Contrary to all the brouhaha about Twitter and Facebook, what energized people in Tunisia and Egypt and elsewhere, aside from sociopolitical grievances and an accumulation of pain and anger, was a famous line of poetry by a Tunisian poet, al-Shabbi. Poetry, novels, and popular culture have chronicled and encapsulated the struggle of peoples against colonial rule and later, against postcolonial monarchies and dictatorships, so the poems, vignettes, and quotes from novels were all there in the collective unconscious. Verses were spontaneously deployed in chants and slogans and disseminated in clips. The revolution introduced new songs, chants, and tropes, but it refocused attention on an already existing, rich and living archive.
Institutionally and structurally, the revolts further exposed how the state had neutralized certain intellectuals and writers and used them to legitimate its projects. The revolts reignited debates about the relationship between cultural production and state power. The revolts have already debunked the old cultural discourse and are threatening the dominant cultural elite, many of whose figures were at the service of state culture for a variety of reasons.

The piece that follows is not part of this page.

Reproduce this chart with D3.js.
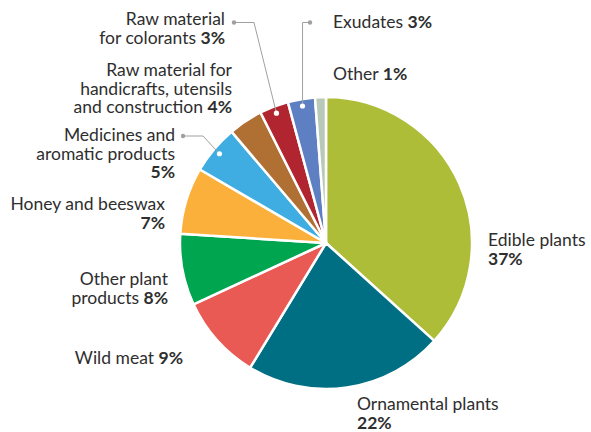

2. How have these events come to bear on your own writing, reading, and translating?
I have been immensely moved by the courage and determinations of people who face bullets unarmed and are willing to sacrifice their life for freedom. I have written a few articles in Arabic and English and lately a few poems in memory of the fallen protesters in Syria. Watching the revolts unfold took me back to the many poems and writings (in Arabic) about previous struggles and revolts throughout the 20th century. I re-read and I translated a few as an act of solidarity and to illuminate the rich tradition of cultural resistance in the Arab world to Anglophone readers.
3. As a writer deeply engaged both with US literature and literature of the Middle East, what are your hopes now for these literatures and for their relationship?
As to your third question, I’m not that optimistic that much will change on the American side of the equation. Publishing, by and large, is overdetermined by corporate interests and their ideologies. The first deal to make the news after the revolts is about a book by the Egyptian Google executive who was active on Facebook in the run-up to the revolts, Wael Ghoneim. It’s the predictable choice of the mainstream. A middle-class Anglophone corporate executive who will heap praise on Mark Zuckerberg and comfort readers that, somehow, the technological advances of the west toppled these dictators (supported by the west) and not the blood and hard work of organizers and activists.
To inject some optimism I should say that I hope there will be increased interest in the modern and contemporary culture and literature of the Arab world. These revolts have debunked the orientalist myth that portrayed these cultures and societies as static, despot loving, eternally fundamentalist. Now we know how vibrant and dynamic they are. One way to discover how rich and versatile they are is to read their stories and listen to them sing of life and liberty. Some small and university presses have been doing that already. This is an opportunity for others to do the right thing!